The second important characteristic is that the section does not take account the texture of the intergrowths in the third dimension of the particle which could be very different. “This is a basic principle of stereology. If we take as an example a cake with layers of vanilla and chocolate. When the cake is cut transversely and I observe a layer of vanilla, I cannot make the deduction that it is made up of 100% vanilla. One section does not tell us anything. We would need several cross-sections of the same particle, but this is impossible. Today, as we study several particles we only make random cuts”

The creation of several indices has made it possible to better classify the particles according to the two problems mentioned above, and to better identify the nature of a deposit to enable more economical exploration. “The first index that emerged from the calculation by means of pixels made it possible to take account of the volume proportion, and therefore to establish the percentage of chalcopyrite in the particle. The second index is that of surface exposition. When the separation technique used is froth flotation, for example, the hydrophobic minerals must be at the surface of the particles so that the latter adhere to the bubbles and rise to the surface”. For example, a rim-type particle could contain 80% chalcopyrite and not float to the surface. 

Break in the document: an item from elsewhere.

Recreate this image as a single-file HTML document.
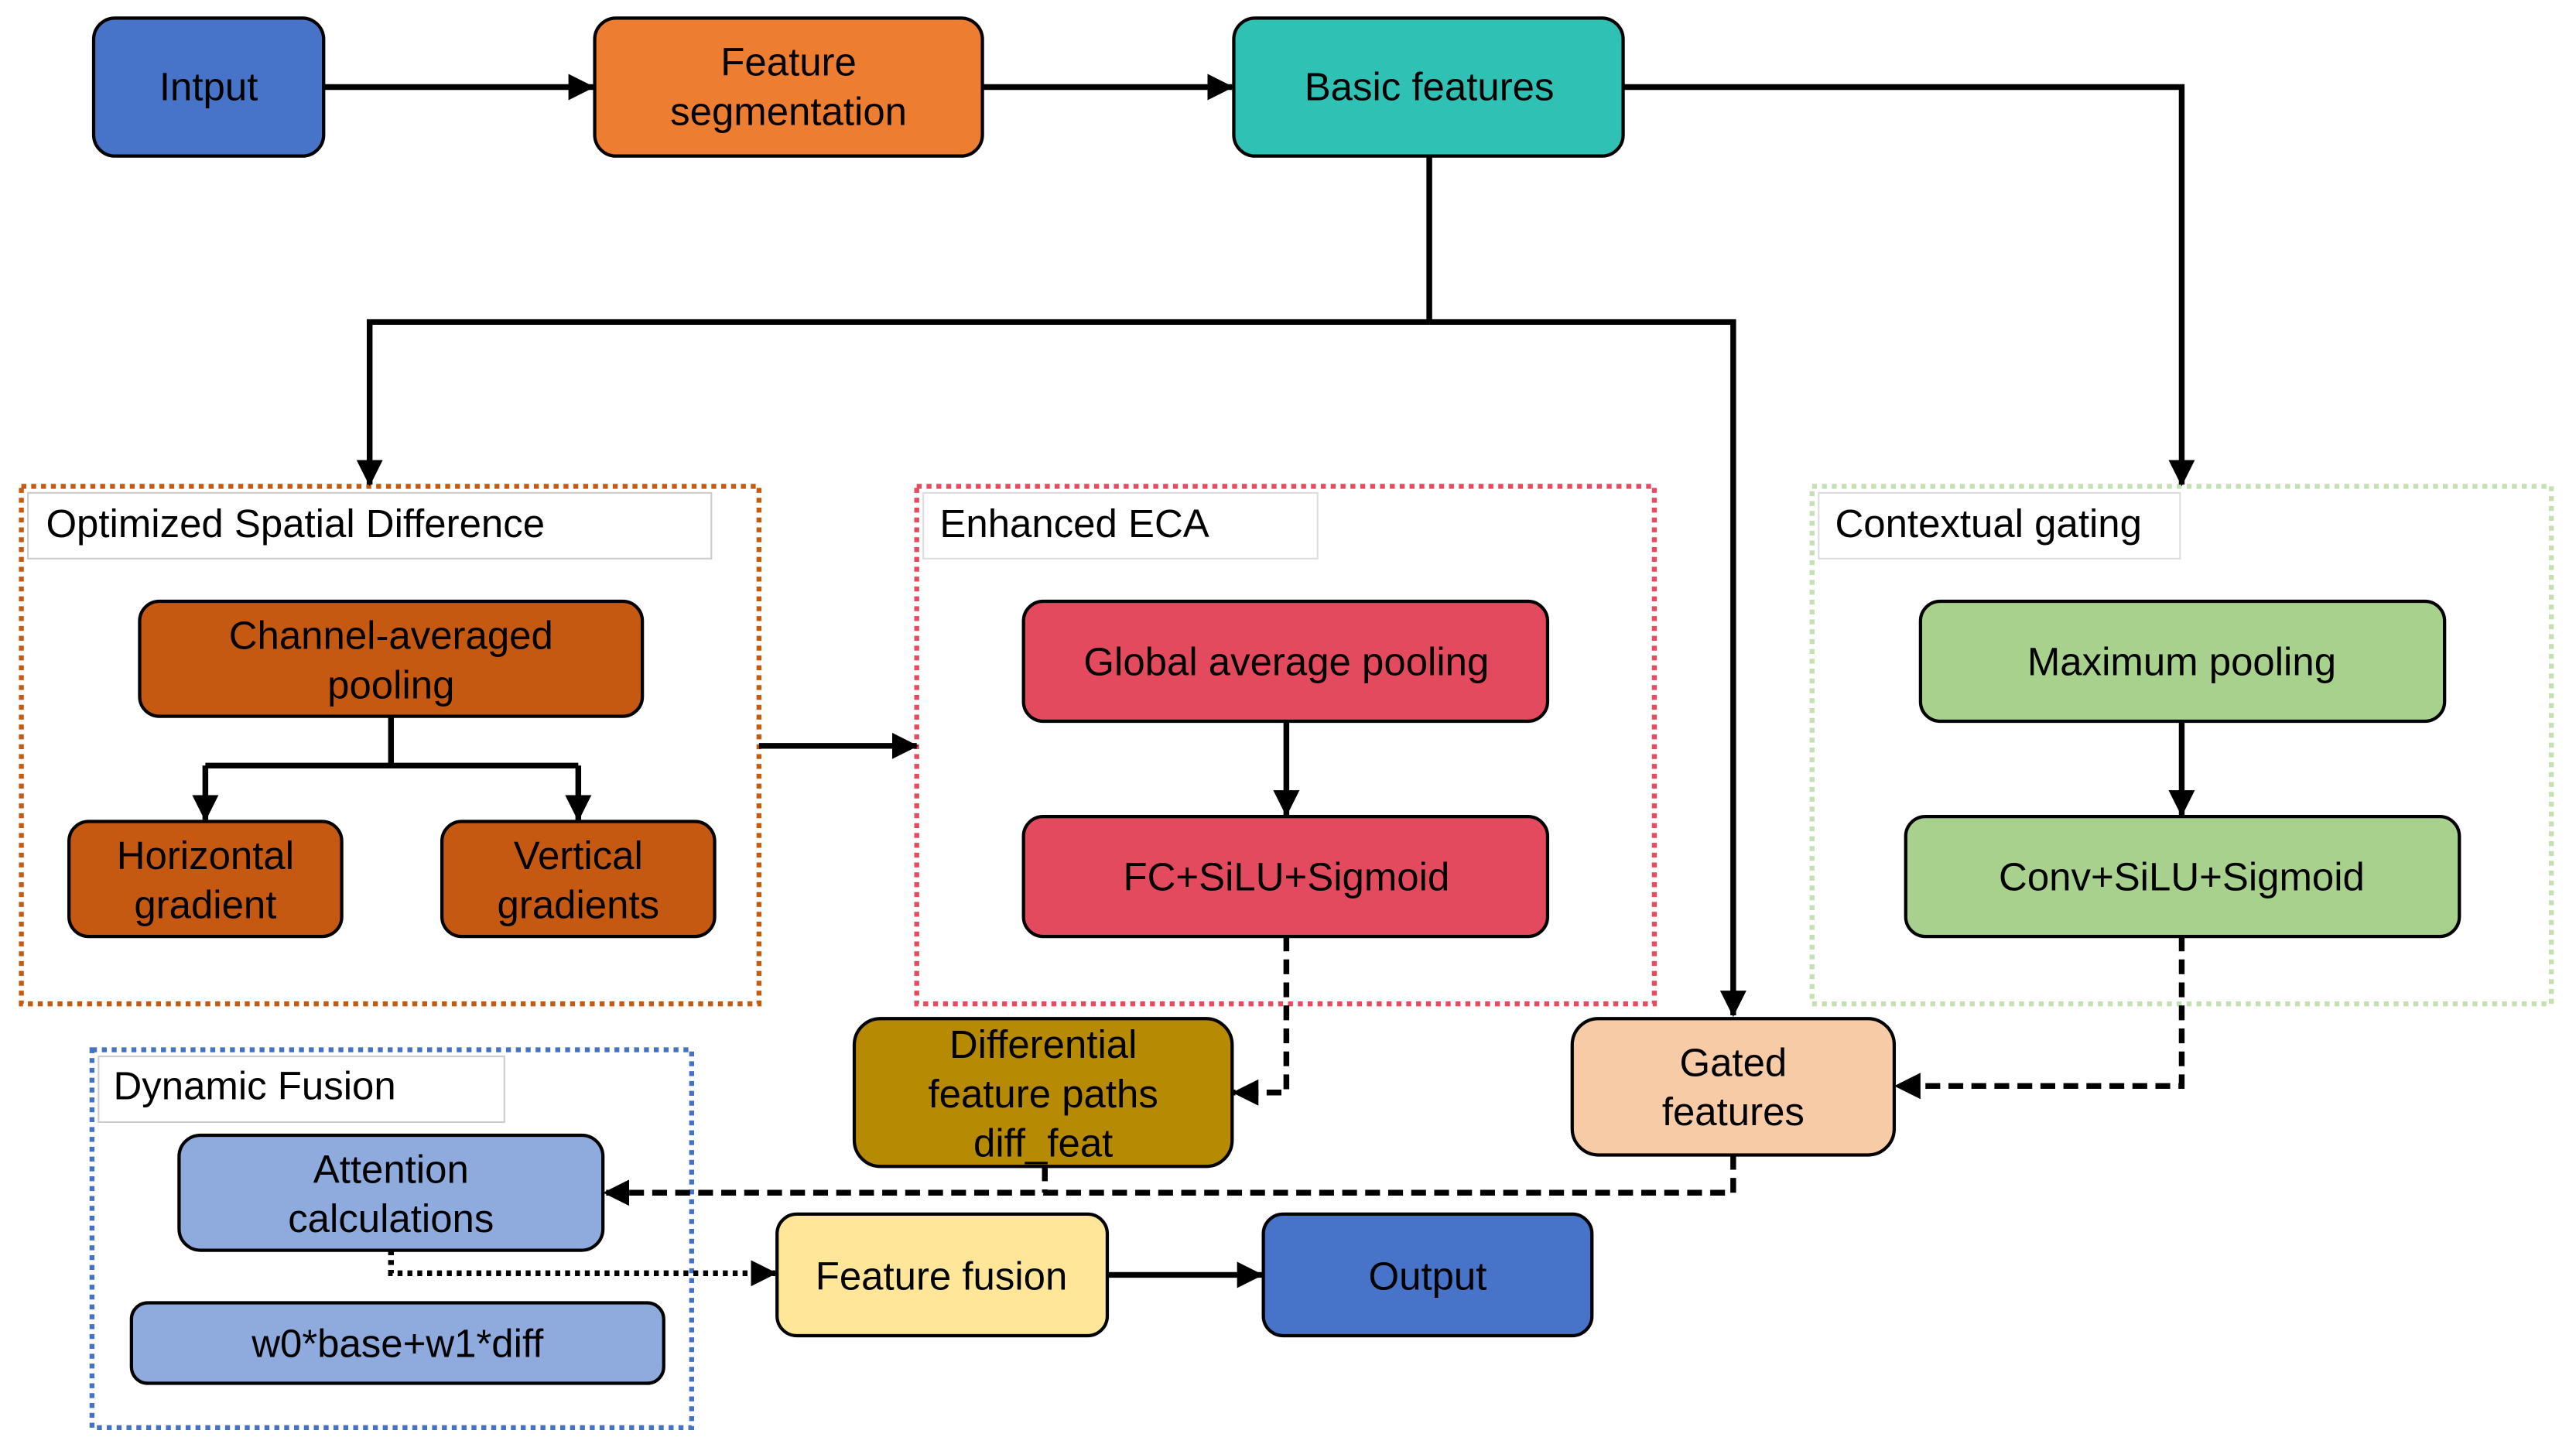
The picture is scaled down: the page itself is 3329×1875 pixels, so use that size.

These two first indices already make it possible to take account of the way the particles could react to crushing and the separation phase. But this is not yet sufficient to classify them into families. For example, the stockwork and emulsion particles will have indices that are similar, that is to say, the same percentage of chalcopyrite, and will be poorly represented on the surface. “To obtain an even more precise vision, we draw random lines. Then we measure the length covered and we look at the distances covered by the yellow phases, therefore chalcopyrite, and at what frequency”

 In the case where the yellow phases are short and numerous, we are dealing with an emulsion-type particle, in the case where the yellow phases are long and not very numerous, we are dealing with stockwork particles, etc. “All these indices make it possible to calculate and identify particle textures in different ways. This procedure may seem off-putting, but the addition of these results gives a more precise statistical analysis of the comparison and classification of these particles into identifiable families. This allows for a better exploitation of the raw material.”

Beyond the texture of rocks

The article is part of much wider research. Eric Pirard aims to develop an automatic optical microscope dedicated to the needs of the mineral industry and to perfect a marketable quantification technique for minerals. 

The researcher also mentions his knowledge with regard to improving recycling conditions for metals. “The crushing techniques that work for rocks also work for GSMs or for solar panels, for example”, the scientist explains. The constraints and problems encountered are the same. A way has to be found to liberate the different metals at the lowest possible cost in terms of economics and energy. Also, with regard to the exponential increase in the world population and the tools it uses, particularly in developing countries, it is vitally important that the researcher devotes his time to these procedures involving engineering, geology, recycling and exploitation of rock. “There has been a lot of talk about closing mines in Europe”, here the researcher takes a jump forward in time, “I predict that in the future mines will be soon be reopened”.